== Stored data
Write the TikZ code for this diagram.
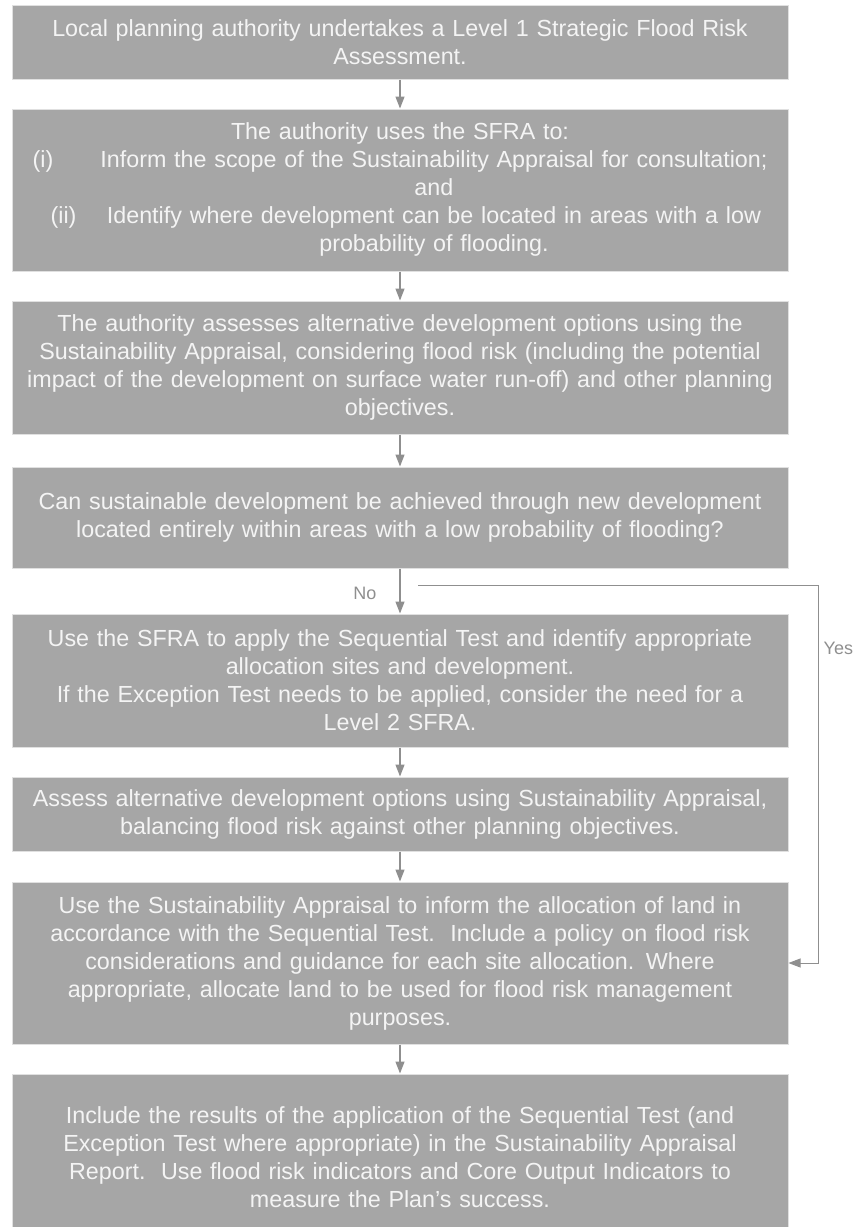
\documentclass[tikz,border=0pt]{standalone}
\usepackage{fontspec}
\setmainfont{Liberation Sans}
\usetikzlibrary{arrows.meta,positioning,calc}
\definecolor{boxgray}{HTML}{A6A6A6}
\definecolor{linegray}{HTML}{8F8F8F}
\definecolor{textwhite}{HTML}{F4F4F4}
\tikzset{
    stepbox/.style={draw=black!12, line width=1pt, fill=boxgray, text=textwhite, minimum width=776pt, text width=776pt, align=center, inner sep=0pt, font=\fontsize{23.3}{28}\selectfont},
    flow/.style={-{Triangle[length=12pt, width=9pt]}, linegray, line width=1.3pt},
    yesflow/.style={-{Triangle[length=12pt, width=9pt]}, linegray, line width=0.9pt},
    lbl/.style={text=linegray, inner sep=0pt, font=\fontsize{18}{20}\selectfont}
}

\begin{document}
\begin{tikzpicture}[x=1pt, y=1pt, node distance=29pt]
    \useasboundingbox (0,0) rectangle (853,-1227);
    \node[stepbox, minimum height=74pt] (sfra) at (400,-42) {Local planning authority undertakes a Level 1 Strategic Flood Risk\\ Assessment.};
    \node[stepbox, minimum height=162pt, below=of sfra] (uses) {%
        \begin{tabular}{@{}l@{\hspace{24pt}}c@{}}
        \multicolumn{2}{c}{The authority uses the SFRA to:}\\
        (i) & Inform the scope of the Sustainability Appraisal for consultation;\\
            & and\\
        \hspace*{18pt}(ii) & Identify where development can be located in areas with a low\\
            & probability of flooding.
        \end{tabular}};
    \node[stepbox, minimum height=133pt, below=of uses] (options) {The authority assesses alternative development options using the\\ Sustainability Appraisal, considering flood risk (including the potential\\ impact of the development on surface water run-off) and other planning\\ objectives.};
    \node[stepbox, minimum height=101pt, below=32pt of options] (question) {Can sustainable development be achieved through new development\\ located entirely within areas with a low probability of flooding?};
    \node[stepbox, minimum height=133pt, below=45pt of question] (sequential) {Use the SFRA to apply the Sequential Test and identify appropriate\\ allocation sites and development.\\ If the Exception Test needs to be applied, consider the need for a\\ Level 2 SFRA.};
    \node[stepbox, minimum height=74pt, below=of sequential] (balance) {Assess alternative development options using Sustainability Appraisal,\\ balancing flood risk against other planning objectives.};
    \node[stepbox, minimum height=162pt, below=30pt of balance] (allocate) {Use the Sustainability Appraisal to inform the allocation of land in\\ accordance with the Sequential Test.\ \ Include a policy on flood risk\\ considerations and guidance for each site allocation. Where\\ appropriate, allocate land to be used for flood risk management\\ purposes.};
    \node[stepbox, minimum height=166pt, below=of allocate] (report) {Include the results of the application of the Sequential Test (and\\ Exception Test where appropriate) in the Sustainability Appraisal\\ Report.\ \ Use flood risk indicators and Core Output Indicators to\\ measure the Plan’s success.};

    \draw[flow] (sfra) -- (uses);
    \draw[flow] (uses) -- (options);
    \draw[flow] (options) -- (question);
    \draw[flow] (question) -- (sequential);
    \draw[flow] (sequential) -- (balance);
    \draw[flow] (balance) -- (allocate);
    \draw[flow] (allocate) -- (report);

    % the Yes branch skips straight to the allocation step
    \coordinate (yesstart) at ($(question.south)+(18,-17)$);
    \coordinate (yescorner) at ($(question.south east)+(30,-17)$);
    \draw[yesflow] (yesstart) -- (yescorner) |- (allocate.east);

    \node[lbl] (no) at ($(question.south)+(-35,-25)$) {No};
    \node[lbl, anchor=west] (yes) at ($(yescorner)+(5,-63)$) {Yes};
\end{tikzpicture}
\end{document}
====
[Exercise details]
Quote the material word for word, dropping any images it holds.

[Written response]
Write the TikZ code for this diagram.
\documentclass[tikz,border=0pt]{standalone}
\usepackage{fontspec}
\setmainfont{Liberation Sans}
\usetikzlibrary{arrows.meta,positioning,calc}
\definecolor{boxgray}{HTML}{A6A6A6}
\definecolor{linegray}{HTML}{8F8F8F}
\definecolor{textwhite}{HTML}{F4F4F4}
\tikzset{
    stepbox/.style={draw=black!12, line width=1pt, fill=boxgray, text=textwhite, minimum width=776pt, text width=776pt, align=center, inner sep=0pt, font=\fontsize{23.3}{28}\selectfont},
    flow/.style={-{Triangle[length=12pt, width=9pt]}, linegray, line width=1.3pt},
    yesflow/.style={-{Triangle[length=12pt, width=9pt]}, linegray, line width=0.9pt},
    lbl/.style={text=linegray, inner sep=0pt, font=\fontsize{18}{20}\selectfont}
}

\begin{document}
\begin{tikzpicture}[x=1pt, y=1pt, node distance=29pt]
    \useasboundingbox (0,0) rectangle (853,-1227);
    \node[stepbox, minimum height=74pt] (sfra) at (400,-42) {Local planning authority undertakes a Level 1 Strategic Flood Risk\\ Assessment.};
    \node[stepbox, minimum height=162pt, below=of sfra] (uses) {%
        \begin{tabular}{@{}l@{\hspace{24pt}}c@{}}
        \multicolumn{2}{c}{The authority uses the SFRA to:}\\
        (i) & Inform the scope of the Sustainability Appraisal for consultation;\\
            & and\\
        \hspace*{18pt}(ii) & Identify where development can be located in areas with a low\\
            & probability of flooding.
        \end{tabular}};
    \node[stepbox, minimum height=133pt, below=of uses] (options) {The authority assesses alternative development options using the\\ Sustainability Appraisal, considering flood risk (including the potential\\ impact of the development on surface water run-off) and other planning\\ objectives.};
    \node[stepbox, minimum height=101pt, below=32pt of options] (question) {Can sustainable development be achieved through new development\\ located entirely within areas with a low probability of flooding?};
    \node[stepbox, minimum height=133pt, below=45pt of question] (sequential) {Use the SFRA to apply the Sequential Test and identify appropriate\\ allocation sites and development.\\ If the Exception Test needs to be applied, consider the need for a\\ Level 2 SFRA.};
    \node[stepbox, minimum height=74pt, below=of sequential] (balance) {Assess alternative development options using Sustainability Appraisal,\\ balancing flood risk against other planning objectives.};
    \node[stepbox, minimum height=162pt, below=30pt of balance] (allocate) {Use the Sustainability Appraisal to inform the allocation of land in\\ accordance with the Sequential Test.\ \ Include a policy on flood risk\\ considerations and guidance for each site allocation. Where\\ appropriate, allocate land to be used for flood risk management\\ purposes.};
    \node[stepbox, minimum height=166pt, below=of allocate] (report) {Include the results of the application of the Sequential Test (and\\ Exception Test where appropriate) in the Sustainability Appraisal\\ Report.\ \ Use flood risk indicators and Core Output Indicators to\\ measure the Plan’s success.};

    \draw[flow] (sfra) -- (uses);
    \draw[flow] (uses) -- (options);
    \draw[flow] (options) -- (question);
    \draw[flow] (question) -- (sequential);
    \draw[flow] (sequential) -- (balance);
    \draw[flow] (balance) -- (allocate);
    \draw[flow] (allocate) -- (report);

    % the Yes branch skips straight to the allocation step
    \coordinate (yesstart) at ($(question.south)+(18,-17)$);
    \coordinate (yescorner) at ($(question.south east)+(30,-17)$);
    \draw[yesflow] (yesstart) -- (yescorner) |- (allocate.east);

    \node[lbl] (no) at ($(question.south)+(-35,-25)$) {No};
    \node[lbl, anchor=west] (yes) at ($(yescorner)+(5,-63)$) {Yes};
\end{tikzpicture}
\end{document}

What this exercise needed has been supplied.